Prove that a power of odd number is always odd by induction.

Question

The problem has confused me for like half hour.

An integer is odd if it can be written as $d = 2m+1$. Use induction to prove that the ${d^n} = 1 \pmod2$

by induction, the basecase is pretty simple , let $n = 0$ then ${d^0}=1 \pmod2$ is correct. But I stucked in the I.H and inductive steps.

Any hints please?

Thank you in advance!

Answer 1

So you assume true up to an arbitrary integer $k$ (the Inductive Hypothesis), then prove true for the $k+1$ case.

So consider $d^{k} \equiv 1 \pmod 2$. So what happens when you multiply both sides by $d?$ You get $d^{k} * d \equiv d \pmod 2$. As $d$ is odd by the Inductive Hypothesis, we get that $d^{k+1}$ is also odd.

Alternatively, you can look at this combinatorially as well. So

$$(2m+1)^{k} = (2m+1)(2m+1)...(2m+1) = \prod_{i=1}^{k} (2m+1)$$

By expanding, the last digit will always be $1$. And every other term will be multiplied by $2m$, which implies that every other term is even. We know the even numbers are closed under addition, we have an integer of the form

$$2x + 1 = \sum_{i=0}^{k} \binom{k}{i} (2m)^{i} * 1^{k-i}$$

Answer 2

Your I.H. is that $d^n \equiv 1 \mod 2$. Then $d^{n+1} = d^n(2m+1) = 2md^n + d^n \equiv d^n \mod 2 \equiv 1 \mod 2$ by the induction hypothesis.

Answer 3

It's easier to just show that the product of a finite number of odd integers is odd. This can be done inductively if you like. Then your problem is a special case of this.

Base case: a single odd number is odd.

Inductive step: Assume $n_1,n_2,\ldots,n_{k+1}$ are odd and that $p_k = (n_1)(n_2)\cdots(n_k)$ is odd.
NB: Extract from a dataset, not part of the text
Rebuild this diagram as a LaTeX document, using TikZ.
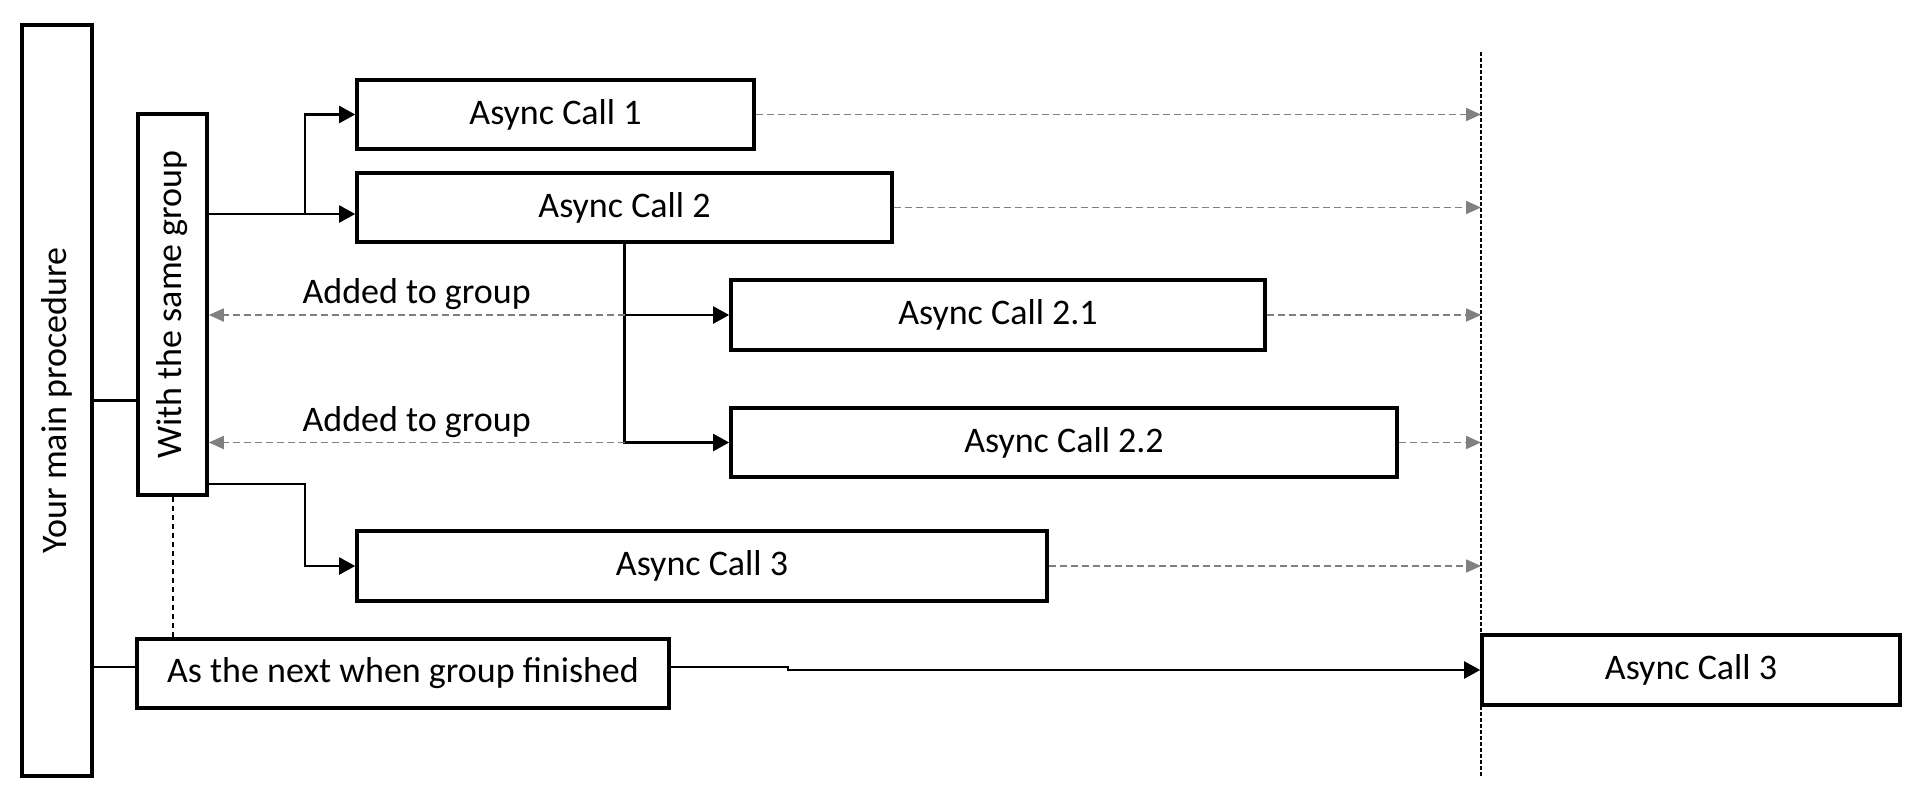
\documentclass[tikz,border=0pt]{standalone}
\usepackage{fontspec}
\setmainfont{Carlito}
\usetikzlibrary{arrows.meta,calc}
\definecolor{gline}{RGB}{128,128,128}
\begin{document}
\begin{tikzpicture}[x=0.5pt,y=-0.5pt,
  box/.style={draw=black,line width=1.8pt,fill=white,inner sep=0pt,font=\fontsize{18}{22}\selectfont},
  txt/.style={inner sep=0pt,font=\fontsize{18}{22}\selectfont},
  plain/.style={line width=1.1pt},
  conn/.style={line width=1.1pt,-{Triangle[length=8pt,width=8.5pt]}},
  gconn/.style={draw=gline,line width=0.9pt,dash pattern=on 3.5pt off 2pt,-{Triangle[length=7.5pt,width=6.5pt]}},
  vdash/.style={line width=1pt,dash pattern=on 2pt off 1pt},
  bdash/.style={line width=1pt,dash pattern=on 2.5pt off 2pt},
  lbl/.style={txt,midway,above=2pt}
]
\useasboundingbox (0,0) rectangle (1926,792);
\fill[white] (0,0) rectangle (1926,792);

\coordinate (vtop) at (1481,52);
\coordinate (vbot) at (1481,776);
\draw[vdash] (vtop) -- (vbot);

% boxes
\node[box,minimum width=35pt,minimum height=375.5pt] (main) at (57,400.5) {};
\node[txt,rotate=90] (mainlbl) at (main) {Your main procedure};
\node[box,minimum width=34.5pt,minimum height=190.5pt] (grp) at (172.5,304.5) {};
\node[txt,rotate=90] (grplbl) at (grp) {With the same group};
\node[box,minimum width=198.5pt,minimum height=34.5pt] (A1) at (555.5,114.5) {Async Call 1};
\node[box,minimum width=267.5pt,minimum height=34.5pt] (A2) at (624.5,207.5) {Async Call 2};
\node[box,minimum width=267pt,minimum height=35pt] (A21) at (998,315) {Async Call 2.1};
\node[box,minimum width=333pt,minimum height=34.5pt] (A22) at (1064,442.5) {Async Call 2.2};
\node[box,minimum width=345pt,minimum height=35pt] (A3) at (702,566) {Async Call 3};
\node[box,minimum width=266pt,minimum height=34.5pt] (Next) at (403,673.5) {As the next when group finished};
\node[box,minimum width=209pt,minimum height=35pt] (A3b) at (1691,670) {Async Call 3};

% main procedure links
\draw[plain] (main.east) -- (main.east -| grp.west);
\coordinate (nxA) at ($(Next.west)+(0,-6.5)$);
\draw[plain] (main.east |- nxA) -- (nxA);

% group to calls
\coordinate (a2in) at ($(A2.west)+(0,6.5)$);
\coordinate (g2) at (grp.east |- a2in);
\coordinate (br1) at ($(g2)+(96,0)$);
\draw[conn] (g2) -- (a2in);
\draw[conn] (br1) |- (A1.west);
\coordinate (g3) at ($(grp.south east)+(0,-13)$);
\draw[conn] (g3) -- (g3 -| br1) |- (A3.west);

% nested calls
\draw[conn] (A2.south) |- (A22.west);
\draw[conn] (A2.south |- A21.west) -- (A21.west);
\draw[gconn] (A2.south |- A21.west) -- node[lbl] (lab1) {Added to group} (grp.east |- A21.west);
\draw[gconn] (A2.south |- A22.west) -- node[lbl] (lab2) {Added to group} (grp.east |- A22.west);

% to the finish line
\draw[gconn] (A1.east) -- (A1.east -| vtop);
\draw[gconn] (A2.east) -- (A2.east -| vtop);
\draw[gconn] (A21.east) -- (A21.east -| vtop);
\draw[gconn] (A22.east) -- (A22.east -| vtop);
\draw[gconn] (A3.east) -- (A3.east -| vtop);

% next when finished
\draw[bdash] (grp.south) -- (grp.south |- Next.north);
\coordinate (nxB) at ($(Next.east)+(0,-6.5)$);
\draw[conn] (nxB) -- ++(117,0) |- (A3b.west);
\end{tikzpicture}
\end{document}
Then $n_{k+1}=2a+1$ and $p_k=2b+1$ for some integers $a,b$. Thus $p_{k+1}=p_kn_{k+1}=(2a+1)(2b+1)=4ab+2a+2b+1=2(2ab+a+b)+1$ is odd.

Hence the product of a finite number of odd integers is odd, and in particular $(2a+1)^k$ is odd for integral $a$ and positive integral $k$.

Answer 4

Hint $\ $ Specialize $\,S =$ odds $ $ in the following

Theorem $\ $ Let $\,S\,$ be a set of integers $ $ closed under multiplication: $\,n,m\in S\,\Rightarrow\, nm \in S.\,$
Suppose $\,a\in S.\,$ Then $\ a^n\in S\ $ for all integers $\,n\ge 1.\,$

Proof $\ $ By induction on $\,n.\,$ The base case $\,n=1\,$ is true by hypothesis: $\,a^1 = a\in S.\,$ If $\,a^n \in S\,$ then $\,a(a^n) = a^{n+1}\in S\,$ since $\,S\,$ is closed under multiplication, completing the induction.